The restaurant closed shortly after that, so I was thrilled to learn that it had recently reopened as The Rookwood Bar & Restaurant. My sister-and-law and I had lunch there, and I took the picture above of one of the brick bottle kilns that are situated throughout the dining area. There are dining tables inside each of the kilns, but unfortunately my camera was not able to capture them. Here is a good image of one.
These are the buildings that once housed the pottery. The buildings are located in Mount Adams which overlook the city of Cincinnati. It is a lovely setting.
This is one side of the ornate gates that sit at the entrance to the old pottery buildings. Both sides are topped with the same sculpture of nesting rooks. There is a small fountain off to the side with more rooks, too.
I was also able to see an exhibit at the local art museum on Rookwood faience, or glazed architectural terra cotta. (Ceramics seem to like to assign the same term for different things, just to keep things interesting. Faience is also a type of tin-glazed earthenware pottery, but Rookwood produced the former kind of faience.) I took quite a number of pictures, though not as many and not as detailed as I would have liked due to camera limitations. I plan to post those separately, since there are technical aspects I’d love to talk about here.
I also picked up a fascinating book, though I suspect it might be a while before I have time to do more than peruse it.

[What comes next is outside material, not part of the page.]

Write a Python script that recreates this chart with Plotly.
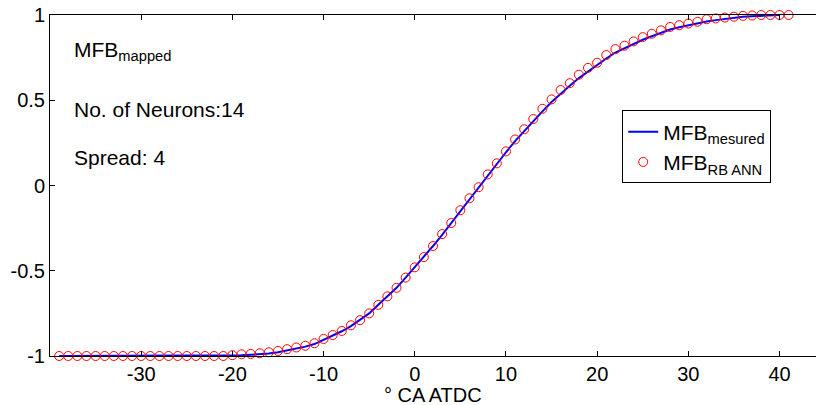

I find the Rookwood story interesting because, like most of the ceramic companies in the equine collectibles industry, it was started by a woman who initially created the items as a hobby. There are other parallels as well, like the fact that Rookwood initially offered its wares as bisque for others to glaze, and that the company made its name through success through competition. I often think the ceramic community that I am a part of is a bit odd in relationship to the rest of the ceramic world, but in some ways it seems that we aren’t odd… we are a revival!